Two weeks ago, we visited friends in New Hampshire and happened to choose an episode of the Backyardigans that involved a torture scene. I ask you, who wrote a torture scene into a children’s show?

The dinosaur Tasha plays a villain who captures her friends only to tie them to racks and inflict a tickling white-gloved hand until they reveal some secret.

Honestly, I didn’t like it all that much. My son came running from the television to my lap and shouted, “Skeered, skeeeeered!” So we changed the show, but the damage was done.

He could not go to sleep that night. It reminded me of the way I sweated through a night of sleep after watching The Green Mile. I was in college and had practiced fighting the nighttime demons for years.

My son has had no practice fighting monsters that come in the dark. When I rushed over to him, he told me he was scared. “What are you scared of?” I asked him.

For the record, my son has never been able to identify something specific he is scared of, which makes me think it’s a ruse to get out of bed. But this night, he had an answer.

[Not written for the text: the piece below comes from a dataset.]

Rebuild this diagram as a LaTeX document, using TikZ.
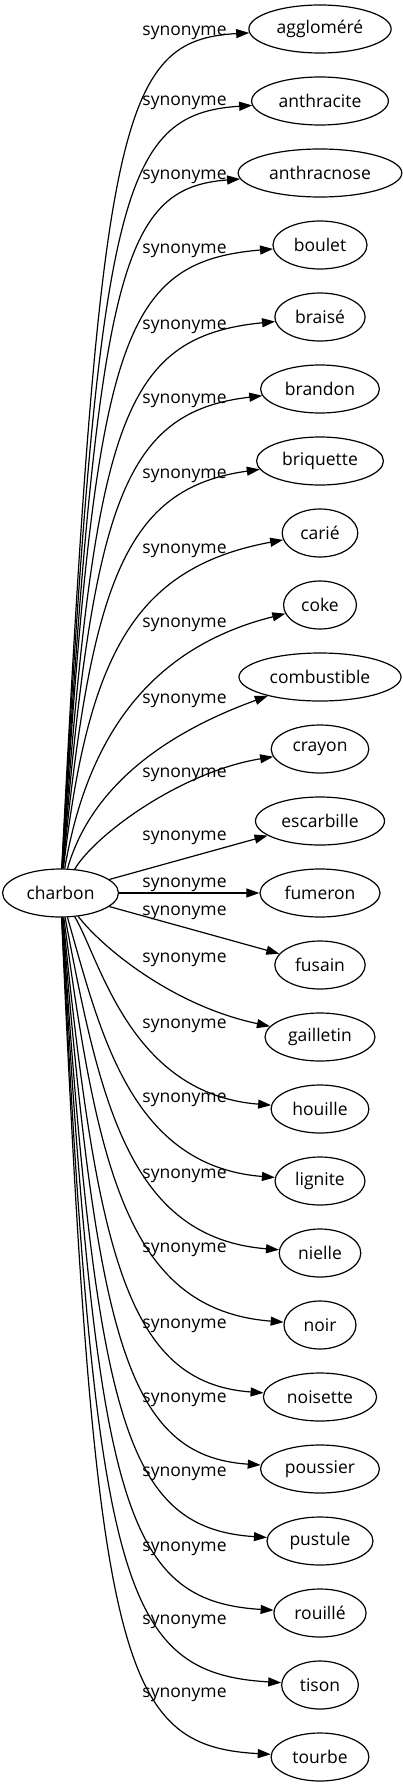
\documentclass[tikz,border=0pt]{standalone}
\usepackage{fontspec}
\setmainfont{Open Sans}
\usetikzlibrary{shapes.geometric, arrows.meta}
\tikzstyle{word} = [ellipse, draw, line width=1.2pt, minimum width=72pt, minimum height=48pt, inner xsep=7pt, inner ysep=2pt, text centered, font=\fontsize{17.5pt}{20pt}\selectfont]
\tikzstyle{rel} = [inner sep=0pt, anchor=base, font=\fontsize{17.5pt}{20pt}\selectfont]
\tikzstyle{arrow} = [line width=1.2pt, -{Triangle[length=13pt,width=9pt]}]

\begin{document}
\begin{tikzpicture}[x=1pt, y=-1pt]
            \useasboundingbox (0,0) rectangle (403,1787);
            \node [word] at (60.5,893) (charbon) {charbon};
            \node [word] at (320,29) (agglomere) {aggloméré};
            \node [word] at (320,101) (anthracite) {anthracite};
            \node [word] at (320,173) (anthracnose) {anthracnose};
            \node [word] at (320,245) (boulet) {boulet};
            \node [word] at (320,317) (braise) {braisé};
            \node [word] at (320,389) (brandon) {brandon};
            \node [word] at (320,461) (briquette) {briquette};
            \node [word] at (320,533) (carie) {carié};
            \node [word] at (320,605) (coke) {coke};
            \node [word] at (320,677) (combustible) {combustible};
            \node [word] at (320,749) (crayon) {crayon};
            \node [word] at (320,821) (escarbille) {escarbille};
            \node [word] at (320,893) (fumeron) {fumeron};
            \node [word] at (320,965) (fusain) {fusain};
            \node [word] at (320,1037) (gailletin) {gailletin};
            \node [word] at (320,1109) (houille) {houille};
            \node [word] at (320,1181) (lignite) {lignite};
            \node [word] at (320,1253) (nielle) {nielle};
            \node [word] at (320,1325) (noir) {noir};
            \node [word] at (320,1397) (noisette) {noisette};
            \node [word] at (320,1469) (poussier) {poussier};
            \node [word] at (320,1541) (pustule) {pustule};
            \node [word] at (320,1613) (rouille) {rouillé};
            \node [word] at (320,1685) (tison) {tison};
            \node [word] at (320,1757) (tourbe) {tourbe};
            % labels
            \node [rel] at (184.5,36) (syn1) {synonyme};
            \node [rel] at (184.5,106) (syn2) {synonyme};
            \node [rel] at (184.5,180) (syn3) {synonyme};
            \node [rel] at (184.5,254) (syn4) {synonyme};
            \node [rel] at (184.5,329) (syn5) {synonyme};
            \node [rel] at (184.5,403) (syn6) {synonyme};
            \node [rel] at (184.5,478) (syn7) {synonyme};
            \node [rel] at (184.5,553) (syn8) {synonyme};
            \node [rel] at (184.5,627) (syn9) {synonyme};
            \node [rel] at (184.5,703) (syn10) {synonyme};
            \node [rel] at (184.5,777) (syn11) {synonyme};
            \node [rel] at (184.5,840) (syn12) {synonyme};
            \node [rel] at (184.5,887) (syn13) {synonyme};
            \node [rel] at (184.5,915) (syn14) {synonyme};
            \node [rel] at (184.5,962) (syn15) {synonyme};
            \node [rel] at (184.5,1028) (syn16) {synonyme};
            \node [rel] at (184.5,1102) (syn17) {synonyme};
            \node [rel] at (184.5,1178) (syn18) {synonyme};
            \node [rel] at (184.5,1252) (syn19) {synonyme};
            \node [rel] at (184.5,1328) (syn20) {synonyme};
            \node [rel] at (184.5,1402) (syn21) {synonyme};
            \node [rel] at (184.5,1476) (syn22) {synonyme};
            \node [rel] at (184.5,1551) (syn23) {synonyme};
            \node [rel] at (184.5,1624) (syn24) {synonyme};
            \node [rel] at (184.5,1697) (syn25) {synonyme};
            % edges
            \draw [arrow] (charbon) .. controls (100,120) and (120,40) .. (agglomere);
            \draw [arrow] (charbon) .. controls (99,196) and (120,114) .. (anthracite);
            \draw [arrow] (charbon) .. controls (98,273) and (120,188) .. (anthracnose);
            \draw [arrow] (charbon) .. controls (96,345) and (118,262) .. (boulet);
            \draw [arrow] (charbon) .. controls (95,425) and (120,337) .. (braise);
            \draw [arrow] (charbon) .. controls (93,505) and (122,412) .. (brandon);
            \draw [arrow] (charbon) .. controls (91,580) and (126,488) .. (briquette);
            \draw [arrow] (charbon) .. controls (88,658) and (132,568) .. (carie);
            \draw [arrow] (charbon) .. controls (85,750) and (140,650) .. (coke);
            \draw [arrow] (charbon) .. controls (90,790) and (160,735) .. (combustible);
            \draw [arrow] (charbon) .. controls (95,835) and (180,772) .. (crayon);
            \draw [arrow] (charbon) -- (escarbille);
            \draw [arrow] (charbon) -- (fumeron);
            \draw [arrow] (charbon) -- (fusain);
            \draw [arrow] (charbon) .. controls (100,945) and (170,1005) .. (gailletin);
            \draw [arrow] (charbon) .. controls (100,959) and (130,1094) .. (houille);
            \draw [arrow] (charbon) .. controls (100,1031) and (130,1166) .. (lignite);
            \draw [arrow] (charbon) .. controls (100,1103) and (130,1238) .. (nielle);
            \draw [arrow] (charbon) .. controls (98,1175) and (130,1310) .. (noir);
            \draw [arrow] (charbon) .. controls (97,1257) and (128,1383) .. (noisette);
            \draw [arrow] (charbon) .. controls (97,1339) and (127,1456) .. (poussier);
            \draw [arrow] (charbon) .. controls (96,1421) and (125,1528) .. (pustule);
            \draw [arrow] (charbon) .. controls (96,1503) and (123,1601) .. (rouille);
            \draw [arrow] (charbon) .. controls (95,1585) and (121,1673) .. (tison);
            \draw [arrow] (charbon) .. controls (95,1666) and (120,1746) .. (tourbe);
            \end{tikzpicture}
\end{document}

“Tasha,” he said quietly, “dinosaur Tasha.” Tasha the tickling villain.

It wasn’t for another few days when my husband returned from a writer’s conference that he gave my son a mantra to repeat, a meditation for bed that carried him through the night.

“The dinosaur will not get you,” he told Finn while he was brushing his teeth and wiping down his grubby toes.

“The dinosaur will not get you,” he said to Finn while he carried him up the stairs.

“The dinosaur will not get you,” Finn said to me at every pause in the Curious George book I read to him each night.

“The dinosaur will not get you,” he told me as I covered him with his baby alpaca blanket.

Most nights I bless him, “The Lord bless you and keep you and make his face shine upon you,” or ”The Lord is your shepherd, you will not be in trouble.”

But tonight I echoed his mantra, “The dinosaur will not get you, Finn.”

Mantras are instruments of thought, statements that act like technology, tools promising the power of transformation. Mantras usually get associated with Eastern religions. But Westerners forget that the God of Israel came to an eastern people group and took their name forever (Exodus 3:15).

The God of Israel wants to blend mantras with his presence to create a cocktail so powerful we can face the monsters under our beds, the demons in our family tree, the shame we claim as a bedfellow each night.

Face and conquer. For we are more than conquerors in this God who became flesh, this God who loves us (Romans 8:37).

I believe the God of Israel wants to participate in our mantra work, he isn’t a bystander or a previous pilgrim who left a map. Jesus is a companion, a friend for our spiritual journey who can transform our mantras into prayer.

And when we invite him into our fears, we find we’re like my son who stilled as I told him the monsters would not get him and closed his eyes and slept the whole night, soundly.

His early mantras are built on something I know about the fabric of this blue globe and the God who formed it.

O Lord my God,

I cried to You for help, and You healed me.

O Lord, You have brought up my soul from Sheol;

You have kept me alive, that I would not go down to the pit

(Psalm 30:2-3).

The next morning when my son woke, and I lifted him out of his tent, he said with a sleepy smile, “The dinosaur will not get you.”

Fear may last for the night, but a shout of joy comes in the morning (Ps 30:5).